Now one more, and that is the time I had to defend a frail little eight-year-old girl from a large man who was about to beat her. And the girl was terrified. Well I knew her danger because of her fear. You attract what you fear so I put my body between the man and girl. I just stood and looked at that poor psychologically sick man with loving compassion. He came close, he stopped, he looked at me for quite a while. He turned around and walked away and the girl was safe. Now what was the alternative ? Suppose I had been so foolish as to attempt to use the jungle law of tooth and claw. I would undoubtedly be dead today and so would the little girl. Let us never underestimate the great power of the way of love, which reaches that spark of good in the other person and the person is disarmed.


This morning today we've had the opportunity to experience once again the presence of one of the most remarkable persons I've ever met - Peace Pilgrim who visited us, last time, in 1981 just before her death. During Peace Pilgrim's visit I had the opportunity to accompany her and to observe her in a variety of situations.

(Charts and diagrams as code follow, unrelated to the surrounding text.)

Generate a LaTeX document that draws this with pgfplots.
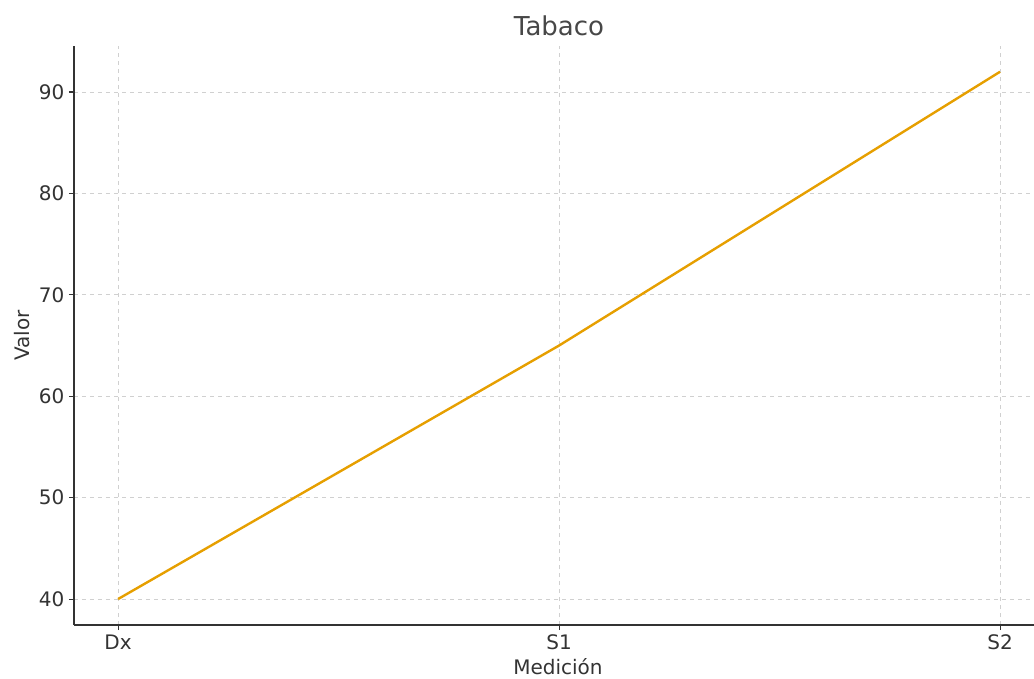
\documentclass[border=0pt]{standalone}
\usepackage{pgfplots}
\pgfplotsset{compat=1.18}
\usepackage{fontspec}
\setmainfont{DejaVu Sans}
\definecolor{txt}{HTML}{333333}
\definecolor{linec}{HTML}{E69F00}
\definecolor{gridc}{HTML}{D0D0D0}
\begin{document}
\begin{tikzpicture}[x=0.75pt,y=0.75pt]
\begin{axis}[
  name=ax, at={(0,0)}, anchor=south west,
  scale only axis, width=720pt, height=434.25pt,
  xmin=-0.1, xmax=2.077, ymin=37.44, ymax=94.54,
  axis x line*=bottom, axis y line*=left,
  axis line style={color=txt, line width=1.1pt},
  xtick={0,1,2}, xticklabels={Dx,S1,S2},
  ytick={40,50,60,70,80,90},
  tick align=outside, major tick length=3.75pt,
  tick style={color=txt, line width=0.8pt},
  grid=major,
  major grid style={gridc, dashed, line width=0.6pt},
  /pgf/number format/assume math mode=true,
  ticklabel style={font=\fontsize{15}{18}\selectfont, color=txt},
  xlabel={Medición}, ylabel={Valor},
  label style={font=\fontsize{15}{18}\selectfont, color=txt},
  xlabel style={at={(axis description cs:0.5,0)}, anchor=center, yshift=-31.5pt, xshift=3pt},
  ylabel style={at={(axis description cs:0,0.5)}, anchor=center, xshift=0pt, yshift=39pt},
  clip=false,
]
\addplot[color=linec, line width=1.8pt] coordinates {(0,40) (1,65) (2,92)};
\end{axis}
\node[font=\fontsize{19.5}{23}\selectfont, color=txt!90!white] at (485,599) {Tabaco};
\pgfresetboundingbox
\path (-74,-53) rectangle (960,625);
\end{tikzpicture}
\end{document}
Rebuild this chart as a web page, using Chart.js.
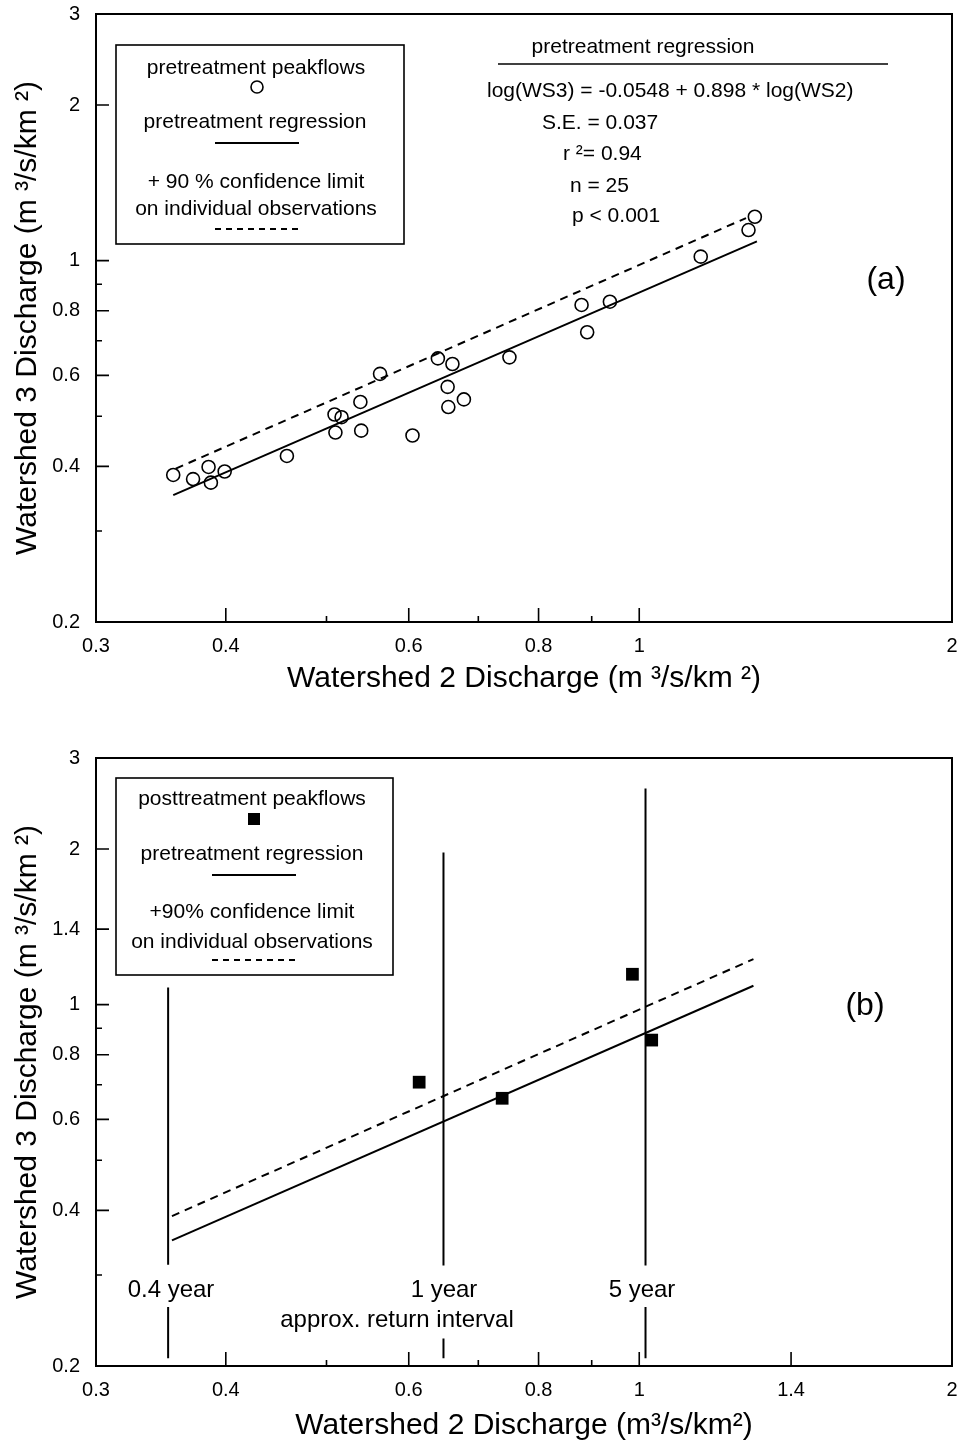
<!DOCTYPE html>
<html>
<head>
<meta charset="utf-8">
<script src="https://cdn.jsdelivr.net/npm/chart.js@4.4.1/dist/chart.umd.min.js"></script>
<style>
    html, body { margin: 0; padding: 0; background: #fff; }
    .panel { position: absolute; left: 0; width: 961px; }
    #panelA { top: 0; height: 720px; }
    #panelB { top: 720px; height: 725px; }
</style>
</head>
<body>
<div class="panel" id="panelA"><canvas id="chartA"></canvas></div>
<div class="panel" id="panelB"><canvas id="chartB"></canvas></div>
<script>
// (a) pretreatment peakflows, WS2 vs WS3 (m3/s/km2)
const preWS2 = [0.356, 0.372, 0.385, 0.387, 0.399, 0.458, 0.509, 0.517, 0.510, 0.539, 0.540, 0.563, 0.605,
                0.640, 0.661, 0.654, 0.655, 0.678, 0.750, 0.880, 0.937, 0.891, 1.146, 1.274, 1.292];
const preWS3 = [0.385, 0.378, 0.399, 0.372, 0.391, 0.419, 0.504, 0.498, 0.465, 0.533, 0.469, 0.604, 0.459,
                0.647, 0.631, 0.570, 0.521, 0.539, 0.650, 0.821, 0.833, 0.727, 1.018, 1.146, 1.216];
// regression line and +90% limit (end points)
const regAx = [0.356, 1.298];
const regAy = [0.352, 1.090];
const limAx = [0.358, 1.267];
const limAy = [0.396, 1.209];

// (b) posttreatment peakflows
const postWS2 = [0.614, 0.738, 0.985, 1.028];
const postWS3 = [0.708, 0.659, 1.145, 0.854];
const regBx = [0.355, 1.288];
const regBy = [0.350, 1.088];
const limBx = [0.355, 1.288];
const limBy = [0.390, 1.225];

// approx. return interval markers (x, top, gap start, gap end, bottom)
const returnLabels = ['0.4 year', '1 year', '5 year'];
const returnX = [0.352, 0.648, 1.014];
const returnTop = [1.08, 1.97, 2.62];
const returnGapTop = [0.314, 0.313, 0.313];
const returnGapBottom = [0.260, 0.226, 0.260];
const returnBottom = [0.207, 0.207, 0.207];

// axis labels and tick marks
const xLabelsA = [0.3, 0.4, 0.6, 0.8, 1, 2];
const xMajorA = [0.4, 0.6, 0.8, 1];
const yLabelsA = [0.2, 0.4, 0.6, 0.8, 1, 2, 3];
const yMajorA = [0.4, 0.6, 0.8, 1, 2];
const xLabelsB = [0.3, 0.4, 0.6, 0.8, 1, 1.4, 2];
const xMajorB = [0.4, 0.6, 0.8, 1, 1.4];
const yLabelsB = [0.2, 0.4, 0.6, 0.8, 1, 1.4, 2, 3];
const yMajorB = [0.4, 0.6, 0.8, 1, 1.4, 2];
const xMinor = [0.5, 0.7, 0.9];
const yMinor = [0.3, 0.5, 0.7, 0.9];

const FONT = '"Liberation Sans", Arial, Helvetica, sans-serif';

function pts(xs, ys) {
    return xs.map((x, i) => ({ x: x, y: ys[i] }));
}

function txt(ctx, s, x, y, size, align) {
    ctx.font = size + 'px ' + FONT;
    ctx.textAlign = align || 'center';
    ctx.textBaseline = 'alphabetic';
    ctx.fillText(s, x, y);
}

function hline(ctx, x1, x2, y, w, dash) {
    ctx.save();
    ctx.lineWidth = w;
    ctx.setLineDash(dash || []);
    ctx.beginPath();
    ctx.moveTo(x1, y);
    ctx.lineTo(x2, y);
    ctx.stroke();
    ctx.restore();
}

// box round the plot + inward tick marks
function frameTicks(xMajor, yMajor) {
    return {
        id: 'frameTicks',
        afterDraw(chart) {
            const { ctx, chartArea: a, scales: { x, y } } = chart;
            ctx.save();
            ctx.strokeStyle = '#000';
            ctx.lineWidth = 2;
            ctx.strokeRect(a.left, a.top, a.right - a.left, a.bottom - a.top);
            ctx.lineWidth = 1.6;
            ctx.beginPath();
            xMajor.concat(xMinor).forEach(v => {
                const px = x.getPixelForValue(v);
                const len = xMajor.includes(v) ? 14 : 6;
                ctx.moveTo(px, a.bottom);
                ctx.lineTo(px, a.bottom - len);
            });
            yMajor.concat(yMinor).forEach(v => {
                const py = y.getPixelForValue(v);
                const len = yMajor.includes(v) ? 13 : 6;
                ctx.moveTo(a.left, py);
                ctx.lineTo(a.left + len, py);
            });
            ctx.stroke();
            ctx.restore();
        }
    };
}

function logAxis(min, max, labels, pad) {
    return {
        type: 'logarithmic',
        min: min,
        max: max,
        grid: { display: false, drawTicks: false },
        border: { display: false },
        afterBuildTicks: s => { s.ticks = labels.map(v => ({ value: v })); },
        ticks: {
            autoSkip: false,
            maxRotation: 0,
            padding: pad,
            color: '#000',
            font: { family: FONT, size: 20 },
            callback: v => String(v)
        }
    };
}

function makeOptions(xLabels, yLabels, topPad, xAxisH, xTitle, xTitlePad) {
    const xs = logAxis(0.3, 2, xLabels, 12);
    // fixed axis band, and no extra room for the end labels
    xs.afterFit = s => { s.height = xAxisH; s.paddingLeft = 0; s.paddingRight = 0; };
    xs.title = { display: true, text: xTitle, color: '#000', font: { family: FONT, size: 30 }, padding: { top: 0, bottom: xTitlePad } };
    const ys = logAxis(0.2, 3, yLabels, 16);
    ys.afterFit = s => { s.width = 96; s.paddingTop = 0; s.paddingBottom = 0; };
    ys.title = { display: true, text: 'Watershed 3 Discharge (m ³/s/km ²)', color: '#000', font: { family: FONT, size: 30 }, padding: { top: 10, bottom: 0 } };
    return {
        responsive: true,
        maintainAspectRatio: false,
        animation: false,
        layout: { padding: { top: topPad, right: 9, left: 0, bottom: 0 } },
        plugins: { legend: { display: false }, tooltip: { enabled: false } },
        scales: { x: xs, y: ys }
    };
}

const lineStyle = { showLine: true, borderColor: '#000', borderWidth: 2, pointRadius: 0, fill: false };

// Panel (a)
const notesA = {
    id: 'notesA',
    afterDraw(chart) {
        const ctx = chart.ctx;
        ctx.save();
        ctx.fillStyle = '#000';
        ctx.strokeStyle = '#000';
        ctx.lineWidth = 1.6;
        ctx.strokeRect(116, 45, 288, 199);
        txt(ctx, 'pretreatment peakflows', 256, 74, 21);
        ctx.beginPath();
        ctx.arc(257, 87, 6, 0, Math.PI * 2);
        ctx.stroke();
        txt(ctx, 'pretreatment regression', 255, 128, 21);
        hline(ctx, 215, 299, 143, 2);
        txt(ctx, '+ 90 % confidence limit', 256, 188, 21);
        txt(ctx, 'on individual observations', 256, 215, 21);
        hline(ctx, 215, 300, 229, 1.8, [6, 5]);

        txt(ctx, 'pretreatment regression', 643, 53, 21);
        hline(ctx, 498, 888, 64, 1.4);
        txt(ctx, 'log(WS3) = -0.0548 + 0.898 * log(WS2)', 487, 97, 21, 'left');
        txt(ctx, 'S.E. = 0.037', 542, 129, 21, 'left');
        txt(ctx, 'r ²= 0.94', 563, 160, 21, 'left');
        txt(ctx, 'n = 25', 570, 192, 21, 'left');
        txt(ctx, 'p < 0.001', 572, 222, 21, 'left');
        txt(ctx, '(a)', 886, 289, 32);
        ctx.restore();
    }
};

new Chart(document.getElementById('chartA'), {
    type: 'scatter',
    data: {
        datasets: [
            {
                label: 'pretreatment peakflows',
                data: pts(preWS2, preWS3),
                pointStyle: 'circle',
                pointRadius: 6.5,
                pointBorderWidth: 1.6,
                pointBorderColor: '#000',
                pointBackgroundColor: 'rgba(0,0,0,0)'
            },
            Object.assign({ label: 'pretreatment regression', data: pts(regAx, regAy) }, lineStyle),
            Object.assign({ label: '+90% confidence limit', data: pts(limAx, limAy), borderDash: [8, 6] }, lineStyle)
        ]
    },
    options: makeOptions(xLabelsA, yLabelsA, 14, 98, 'Watershed 2 Discharge (m ³/s/km ²)', 23),
    plugins: [frameTicks(xMajorA, yMajorA), notesA]
});

// Panel (b)
const notesB = {
    id: 'notesB',
    afterDraw(chart) {
        const ctx = chart.ctx;
        ctx.save();
        ctx.fillStyle = '#000';
        ctx.strokeStyle = '#000';
        ctx.lineWidth = 1.6;
        ctx.strokeRect(116, 58, 277, 197);
        txt(ctx, 'posttreatment peakflows', 252, 85, 21);
        ctx.fillRect(248, 93, 12, 12);
        txt(ctx, 'pretreatment regression', 252, 140, 21);
        hline(ctx, 212, 296, 155, 2);
        txt(ctx, '+90% confidence limit', 252, 198, 21);
        txt(ctx, 'on individual observations', 252, 228, 21);
        hline(ctx, 212, 296, 240, 1.8, [6, 5]);

        // return interval labels sit on the marker lines
        const labelX = [171, 444, 642];
        returnLabels.forEach((s, i) => txt(ctx, s, labelX[i], 577, 24));
        txt(ctx, 'approx. return interval', 397, 607, 24);
        txt(ctx, '(b)', 865, 295, 32);
        ctx.restore();
    }
};

const returnSets = returnX.map((x, i) => Object.assign({
    label: returnLabels[i],
    data: [
        { x: x, y: returnTop[i] }, { x: x, y: returnGapTop[i] },
        { x: x, y: null },
        { x: x, y: returnGapBottom[i] }, { x: x, y: returnBottom[i] }
    ],
    spanGaps: false
}, lineStyle));

new Chart(document.getElementById('chartB'), {
    type: 'scatter',
    data: {
        datasets: [
            {
                label: 'posttreatment peakflows',
                data: pts(postWS2, postWS3),
                pointStyle: 'rect',
                pointRadius: 9,
                pointBorderWidth: 0,
                pointBackgroundColor: '#000'
            },
            Object.assign({ label: 'pretreatment regression', data: pts(regBx, regBy) }, lineStyle),
            Object.assign({ label: '+90% confidence limit', data: pts(limBx, limBy), borderDash: [8, 6] }, lineStyle)
        ].concat(returnSets)
    },
    options: makeOptions(xLabelsB, yLabelsB, 38, 79, 'Watershed 2 Discharge (m³/s/km²)', 1),
    plugins: [frameTicks(xMajorB, yMajorB), notesB]
});
</script>
</body>
</html>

There were several people who expressed the initial impression that she couldn't possibly be real. She was in a sense larger than life. Peace Pilgrim had an incredible power about her person. I came to the conclusion that her power came from the fact that she was in fact most real. She was a living demonstration of the potential that can be unleashed when persons are fully engaged in doing what they believe to be the most important thing in the world.

It was impossible to learn the particulars about the person. Her name, her age, her background. She was known by us only as Peace Pilgrim. And insisted that she had stopped counting her birthdays long ago. And when she did she stopped feeling older every year. The report of her death gave her given name, and her age. They're erased from my memory because they simply are not relevant. What was important about Peace Pilgrim was the message that she shared in her inexhaustible way and the power of her presence.

I treasure the opportunity to have met and to be touched by her as I hope that you have.